I was reading an interview with Timothy Morton called 'ecology without nature' and the issue of our anthropocentric, human world came up. The example was raised of a forest fire campaign which stated "In a wildfire we don't only lose a forest", the image beside was a picture of a burnt doll. The interviewer argued that, we are so unable to sympathise with something that is external to ourselves that we have to "conjure images of dead children". Morton reasoned with this and said that it is okay to visualise with self-interest if it allows people to identify with the non-human world.


I was just so astounded that I had never realised how much of a self-centred society we actually are, how we can't even reason with something so terrible because it didn't directly harm humanity, even though in reality it did. Maybe the reason that I'd never realised was because my life was in fact completely anthropocentric, and thats so shockingly worrying, that I was so ignorant that my life and everything in it completely orbited me and my self-interest.


Morton goes on to discuss the temporality window that self-interest is continued within. How it is so difficult to comprehend things that will happen outside of our lifespan. Everything you ever do will be amplified significantly years on, at the same time, none of it will hold any value. Its a paradox, every decision you ever make will matter, but at the same time, they really won't. The very fact that the meaning of our actions diminishing in the future somehow allows them to only benefit ourselves within our lifetime is incredibly selfish. It supports the egocentric mindset that once you're dead, everything you have ever done whilst living ceases to exist.
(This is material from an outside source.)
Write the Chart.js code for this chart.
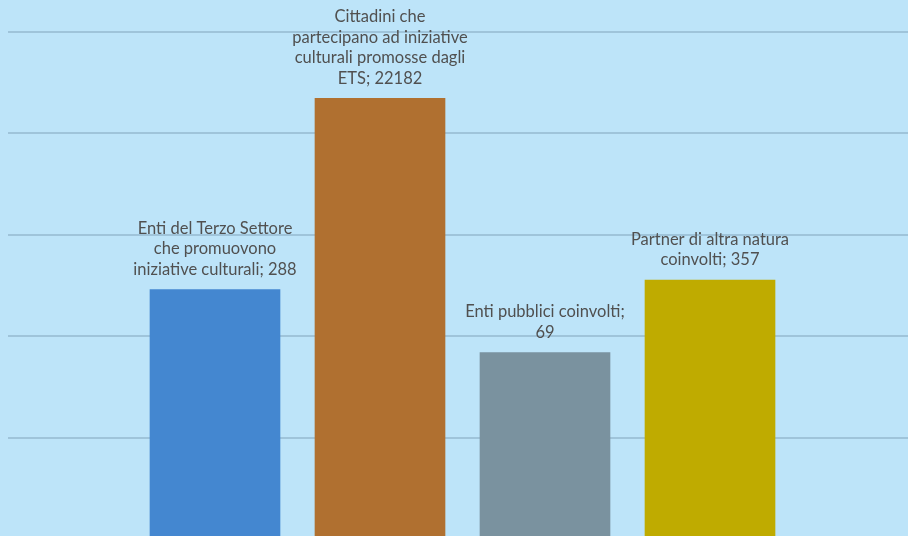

In the interview Morton says that "the concept of Nature is a sort of anthopocentrically scaled concept, designed for humans". The concept of nature separates the human world from the non-human world. Everything outside of our human world is nature and therefore is somewhere else. In this human world, every aspect of our environment is impacted by our actions. The polluted city air, the architecturally planned out landscape garden, These are not truly natural. The idea of the human world deludes to this natural non-human world being elsewhere.


This is just incredibly problematic because we all know that just as nature, we have evolved. We are not two separate entities but instead feed one another. We can't think of humanity and nature as separate because this only feeds the anthropocentric human world. This other place is really the same place, the same world, but it is not the human world.


Reflecting upon the illusion of a human world and a natural world, I really don't want my sculptures to give the impression of being the other. In that, they are not a vision for a technically modified future plant but rather an artistic revisualisation. This is why I initially developed onward from the photographs containing both the sculptures and nature, because one element had to become the other. But looking back there was no true problem with the composition, because there was no other to combat. They were two states of the same thing, one more artistically evolved than the other, but not in replacement.